EXERCISE AIM: Retype each line of the material exactly, please, skipping any picture in it.

RECORDED DATA:
###

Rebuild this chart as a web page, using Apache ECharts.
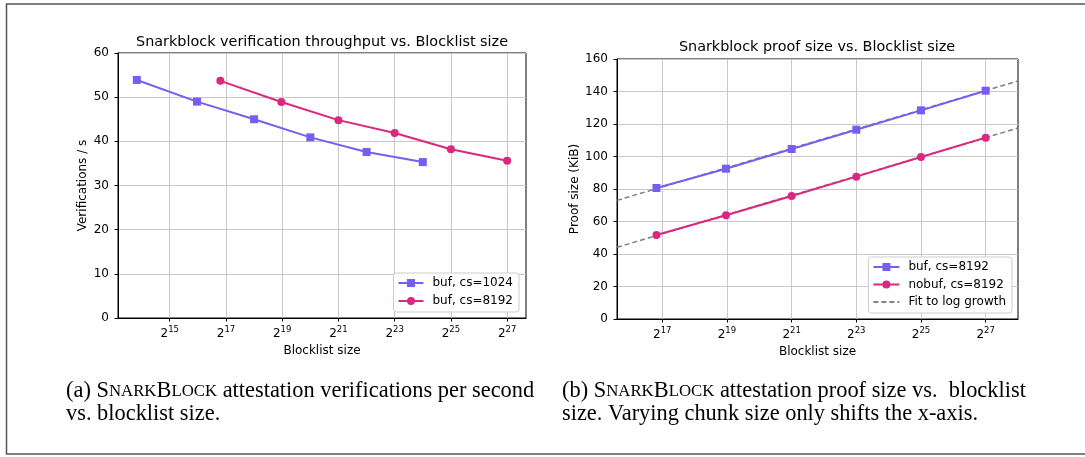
<!DOCTYPE html>
<html><head><meta charset="utf-8">
<script src="https://cdn.jsdelivr.net/npm/echarts@6/dist/echarts.min.js"></script>
<style>html,body{margin:0;padding:0;background:#fff;overflow:hidden}#c{width:1085px;height:457px}</style>
</head><body><div id="c"></div>
<script>
// ---- data (x values are log2 of blocklist size) ----
const titleA = 'Snarkblock verification throughput vs. Blocklist size';
const titleB = 'Snarkblock proof size vs. Blocklist size';
const xName = 'Blocklist size';
const yNameA = 'Verifications / s';
const yNameB = 'Proof size (KiB)';

const aBuf1024X = [13.83, 15.97, 18, 20, 22, 24];
const aBuf1024Y = [53.9, 49.0, 45.0, 40.9, 37.6, 35.3];
const aBuf8192X = [16.8, 18.97, 21, 23, 25, 27];
const aBuf8192Y = [53.7, 48.9, 44.8, 41.9, 38.2, 35.6];

const bX = [16.82, 18.97, 21, 23, 25, 27];
const bBufY = [80.6, 92.5, 104.6, 116.5, 128.4, 140.5];
const bNobufY = [51.7, 63.8, 75.7, 87.6, 99.7, 111.6];
const fitX = [15.6, 28.0];
const fitBufY = [73.0, 146.5];
const fitNobufY = [44.1, 117.5];

const aTicks = [15, 17, 19, 21, 23, 25, 27];
const bTicks = [17, 19, 21, 23, 25, 27];

const nameA1 = 'buf, cs=1024';
const nameA2 = 'buf, cs=8192';
const nameB1 = 'buf, cs=8192 ';
const nameB2 = 'nobuf, cs=8192';
const nameFit = 'Fit to log growth';

const captionA = '(a) S{sc|NARK}B{sc|LOCK} attestation verifications per second\nvs. blocklist size.';
const captionB = '(b) S{sc|NARK}B{sc|LOCK} attestation proof size vs.  blocklist\nsize. Varying chunk size only shifts the x-axis.';

// ---- styling ----
const BLUE = '#785EF0', RED = '#DC267F', GRAY = '#808080';
const FONT = 'DejaVu Sans';
const SERIF = 'Liberation Serif';
const GRIDC = '#c8c8c8';
const pts = (xs, ys) => xs.map((x, i) => [x, ys[i]]);

const xAxisCommon = (gi, min, max, ticks) => ({
  type: 'value', gridIndex: gi, min: min, max: max,
  axisLine: { show: true, onZero: false, lineStyle: { color: '#000', width: 1 } },
  axisTick: { show: true, customValues: ticks, length: 3.5, lineStyle: { color: '#000' } },
  axisLabel: {
    customValues: ticks, margin: 7, color: '#000',
    formatter: v => '{b|2}{s|' + v + '}',
    rich: {
      b: { fontFamily: FONT, fontSize: 12, color: '#000', padding: [3, 0, 0, 0] },
      s: { fontFamily: FONT, fontSize: 8.5, color: '#000', verticalAlign: 'top' }
    }
  },
  splitLine: { show: true, lineStyle: { color: GRIDC, width: 1 } },
  name: xName, nameLocation: 'middle', nameGap: 25,
  nameTextStyle: { fontFamily: FONT, fontSize: 12, color: '#000' }
});
const yAxisCommon = (gi, max, interval, name, gap) => ({
  type: 'value', gridIndex: gi, min: 0, max: max, interval: interval,
  axisLine: { show: true, lineStyle: { color: '#000', width: 1 } },
  axisTick: { show: true, length: 3.5, lineStyle: { color: '#000' } },
  axisLabel: { margin: 9, fontFamily: FONT, fontSize: 12, color: '#000' },
  splitLine: { show: true, lineStyle: { color: GRIDC, width: 1 } },
  name: name, nameLocation: 'middle', nameGap: gap, nameRotate: 90,
  nameTextStyle: { fontFamily: FONT, fontSize: 12, color: '#000' }
});

const lineSeries = (name, data, color, symbol, xi) => ({
  type: 'line', name: name, data: data, xAxisIndex: xi, yAxisIndex: xi,
  symbol: symbol, symbolSize: 8, showSymbol: true,
  itemStyle: { color: color }, lineStyle: { color: color, width: 2 },
  z: 3
});
const fitSeries = (data) => ({
  type: 'line', name: nameFit, data: data, xAxisIndex: 1, yAxisIndex: 1,
  symbol: 'none', showSymbol: false, itemStyle: { color: GRAY },
  lineStyle: { color: GRAY, width: 1.5, type: [5, 3] }, z: 2
});

const legendText = { fontFamily: FONT, fontSize: 12, color: '#000', padding: [0, 0, 0, 4] };

const chart = echarts.init(document.getElementById('c'), null, { renderer: 'canvas' });
chart.setOption({
  animation: false,
  backgroundColor: '#fff',
  graphic: [{
    type: 'rect', shape: { x: 6.5, y: 4, width: 1100, height: 450 },
    style: { fill: 'none', stroke: '#555', lineWidth: 1.5 }, silent: true
  }],
  title: [
    { text: titleA, left: 322, top: 35, textAlign: 'center', padding: 0,
      textStyle: { fontFamily: FONT, fontSize: 14.4, fontWeight: 'normal', color: '#000' } },
    { text: titleB, left: 817, top: 40, textAlign: 'center', padding: 0,
      textStyle: { fontFamily: FONT, fontSize: 14.4, fontWeight: 'normal', color: '#000' } },
    { text: captionA, left: 66, top: 380, padding: 0,
      textStyle: { fontFamily: SERIF, fontSize: 22.4, fontWeight: 'normal', color: '#000', lineHeight: 23,
        rich: { sc: { fontFamily: SERIF, fontSize: 16.8, color: '#000', lineHeight: 23 } } } },
    { text: captionB, left: 562, top: 380, padding: 0,
      textStyle: { fontFamily: SERIF, fontSize: 22.4, fontWeight: 'normal', color: '#000', lineHeight: 23,
        rich: { sc: { fontFamily: SERIF, fontSize: 16.8, color: '#000', lineHeight: 23 } } } }
  ],
  grid: [
    { left: 118, top: 53, width: 408, height: 265, show: true, borderColor: '#000', borderWidth: 1, backgroundColor: 'transparent' },
    { left: 617, top: 59, width: 401, height: 260, show: true, borderColor: '#000', borderWidth: 1, backgroundColor: 'transparent' }
  ],
  xAxis: [ xAxisCommon(0, 13.16, 27.67, aTicks), xAxisCommon(1, 15.6, 28.0, bTicks) ],
  yAxis: [ yAxisCommon(0, 60, 10, yNameA, 29), yAxisCommon(1, 160, 20, yNameB, 36) ],
  legend: [
    { data: [nameA1, nameA2], orient: 'vertical', right: 566, top: 273,
      padding: [4, 6, 5, 4], itemGap: 6, itemWidth: 25, itemHeight: 10,
      backgroundColor: '#fff', borderColor: '#cccccc', borderWidth: 1, borderRadius: 3,
      textStyle: legendText },
    { data: [nameB1, nameB2, { name: nameFit, itemStyle: { opacity: 0 } }], orient: 'vertical', right: 73, top: 257,
      padding: [4, 6, 5, 4], itemGap: 5.5, itemWidth: 26, itemHeight: 10,
      backgroundColor: '#fff', borderColor: '#cccccc', borderWidth: 1, borderRadius: 3,
      textStyle: legendText }
  ],
  series: [
    lineSeries(nameA1, pts(aBuf1024X, aBuf1024Y), BLUE, 'rect', 0),
    lineSeries(nameA2, pts(aBuf8192X, aBuf8192Y), RED, 'circle', 0),
    fitSeries(pts(fitX, fitBufY)),
    fitSeries(pts(fitX, fitNobufY)),
    lineSeries(nameB1, pts(bX, bBufY), BLUE, 'rect', 1),
    lineSeries(nameB2, pts(bX, bNobufY), RED, 'circle', 1)
  ]
});
</script>
</body></html>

###

FULL OUTPUT:
Rebuild this chart as a web page, using Apache ECharts.
<!DOCTYPE html>
<html><head><meta charset="utf-8">
<script src="https://cdn.jsdelivr.net/npm/echarts@6/dist/echarts.min.js"></script>
<style>html,body{margin:0;padding:0;background:#fff;overflow:hidden}#c{width:1085px;height:457px}</style>
</head><body><div id="c"></div>
<script>
// ---- data (x values are log2 of blocklist size) ----
const titleA = 'Snarkblock verification throughput vs. Blocklist size';
const titleB = 'Snarkblock proof size vs. Blocklist size';
const xName = 'Blocklist size';
const yNameA = 'Verifications / s';
const yNameB = 'Proof size (KiB)';

const aBuf1024X = [13.83, 15.97, 18, 20, 22, 24];
const aBuf1024Y = [53.9, 49.0, 45.0, 40.9, 37.6, 35.3];
const aBuf8192X = [16.8, 18.97, 21, 23, 25, 27];
const aBuf8192Y = [53.7, 48.9, 44.8, 41.9, 38.2, 35.6];

const bX = [16.82, 18.97, 21, 23, 25, 27];
const bBufY = [80.6, 92.5, 104.6, 116.5, 128.4, 140.5];
const bNobufY = [51.7, 63.8, 75.7, 87.6, 99.7, 111.6];
const fitX = [15.6, 28.0];
const fitBufY = [73.0, 146.5];
const fitNobufY = [44.1, 117.5];

const aTicks = [15, 17, 19, 21, 23, 25, 27];
const bTicks = [17, 19, 21, 23, 25, 27];

const nameA1 = 'buf, cs=1024';
const nameA2 = 'buf, cs=8192';
const nameB1 = 'buf, cs=8192 ';
const nameB2 = 'nobuf, cs=8192';
const nameFit = 'Fit to log growth';

const captionA = '(a) S{sc|NARK}B{sc|LOCK} attestation verifications per second\nvs. blocklist size.';
const captionB = '(b) S{sc|NARK}B{sc|LOCK} attestation proof size vs.  blocklist\nsize. Varying chunk size only shifts the x-axis.';

// ---- styling ----
const BLUE = '#785EF0', RED = '#DC267F', GRAY = '#808080';
const FONT = 'DejaVu Sans';
const SERIF = 'Liberation Serif';
const GRIDC = '#c8c8c8';
const pts = (xs, ys) => xs.map((x, i) => [x, ys[i]]);

const xAxisCommon = (gi, min, max, ticks) => ({
  type: 'value', gridIndex: gi, min: min, max: max,
  axisLine: { show: true, onZero: false, lineStyle: { color: '#000', width: 1 } },
  axisTick: { show: true, customValues: ticks, length: 3.5, lineStyle: { color: '#000' } },
  axisLabel: {
    customValues: ticks, margin: 7, color: '#000',
    formatter: v => '{b|2}{s|' + v + '}',
    rich: {
      b: { fontFamily: FONT, fontSize: 12, color: '#000', padding: [3, 0, 0, 0] },
      s: { fontFamily: FONT, fontSize: 8.5, color: '#000', verticalAlign: 'top' }
    }
  },
  splitLine: { show: true, lineStyle: { color: GRIDC, width: 1 } },
  name: xName, nameLocation: 'middle', nameGap: 25,
  nameTextStyle: { fontFamily: FONT, fontSize: 12, color: '#000' }
});
const yAxisCommon = (gi, max, interval, name, gap) => ({
  type: 'value', gridIndex: gi, min: 0, max: max, interval: interval,
  axisLine: { show: true, lineStyle: { color: '#000', width: 1 } },
  axisTick: { show: true, length: 3.5, lineStyle: { color: '#000' } },
  axisLabel: { margin: 9, fontFamily: FONT, fontSize: 12, color: '#000' },
  splitLine: { show: true, lineStyle: { color: GRIDC, width: 1 } },
  name: name, nameLocation: 'middle', nameGap: gap, nameRotate: 90,
  nameTextStyle: { fontFamily: FONT, fontSize: 12, color: '#000' }
});

const lineSeries = (name, data, color, symbol, xi) => ({
  type: 'line', name: name, data: data, xAxisIndex: xi, yAxisIndex: xi,
  symbol: symbol, symbolSize: 8, showSymbol: true,
  itemStyle: { color: color }, lineStyle: { color: color, width: 2 },
  z: 3
});
const fitSeries = (data) => ({
  type: 'line', name: nameFit, data: data, xAxisIndex: 1, yAxisIndex: 1,
  symbol: 'none', showSymbol: false, itemStyle: { color: GRAY },
  lineStyle: { color: GRAY, width: 1.5, type: [5, 3] }, z: 2
});

const legendText = { fontFamily: FONT, fontSize: 12, color: '#000', padding: [0, 0, 0, 4] };

const chart = echarts.init(document.getElementById('c'), null, { renderer: 'canvas' });
chart.setOption({
  animation: false,
  backgroundColor: '#fff',
  graphic: [{
    type: 'rect', shape: { x: 6.5, y: 4, width: 1100, height: 450 },
    style: { fill: 'none', stroke: '#555', lineWidth: 1.5 }, silent: true
  }],
  title: [
    { text: titleA, left: 322, top: 35, textAlign: 'center', padding: 0,
      textStyle: { fontFamily: FONT, fontSize: 14.4, fontWeight: 'normal', color: '#000' } },
    { text: titleB, left: 817, top: 40, textAlign: 'center', padding: 0,
      textStyle: { fontFamily: FONT, fontSize: 14.4, fontWeight: 'normal', color: '#000' } },
    { text: captionA, left: 66, top: 380, padding: 0,
      textStyle: { fontFamily: SERIF, fontSize: 22.4, fontWeight: 'normal', color: '#000', lineHeight: 23,
        rich: { sc: { fontFamily: SERIF, fontSize: 16.8, color: '#000', lineHeight: 23 } } } },
    { text: captionB, left: 562, top: 380, padding: 0,
      textStyle: { fontFamily: SERIF, fontSize: 22.4, fontWeight: 'normal', color: '#000', lineHeight: 23,
        rich: { sc: { fontFamily: SERIF, fontSize: 16.8, color: '#000', lineHeight: 23 } } } }
  ],
  grid: [
    { left: 118, top: 53, width: 408, height: 265, show: true, borderColor: '#000', borderWidth: 1, backgroundColor: 'transparent' },
    { left: 617, top: 59, width: 401, height: 260, show: true, borderColor: '#000', borderWidth: 1, backgroundColor: 'transparent' }
  ],
  xAxis: [ xAxisCommon(0, 13.16, 27.67, aTicks), xAxisCommon(1, 15.6, 28.0, bTicks) ],
  yAxis: [ yAxisCommon(0, 60, 10, yNameA, 29), yAxisCommon(1, 160, 20, yNameB, 36) ],
  legend: [
    { data: [nameA1, nameA2], orient: 'vertical', right: 566, top: 273,
      padding: [4, 6, 5, 4], itemGap: 6, itemWidth: 25, itemHeight: 10,
      backgroundColor: '#fff', borderColor: '#cccccc', borderWidth: 1, borderRadius: 3,
      textStyle: legendText },
    { data: [nameB1, nameB2, { name: nameFit, itemStyle: { opacity: 0 } }], orient: 'vertical', right: 73, top: 257,
      padding: [4, 6, 5, 4], itemGap: 5.5, itemWidth: 26, itemHeight: 10,
      backgroundColor: '#fff', borderColor: '#cccccc', borderWidth: 1, borderRadius: 3,
      textStyle: legendText }
  ],
  series: [
    lineSeries(nameA1, pts(aBuf1024X, aBuf1024Y), BLUE, 'rect', 0),
    lineSeries(nameA2, pts(aBuf8192X, aBuf8192Y), RED, 'circle', 0),
    fitSeries(pts(fitX, fitBufY)),
    fitSeries(pts(fitX, fitNobufY)),
    lineSeries(nameB1, pts(bX, bBufY), BLUE, 'rect', 1),
    lineSeries(nameB2, pts(bX, bNobufY), RED, 'circle', 1)
  ]
});
</script>
</body></html>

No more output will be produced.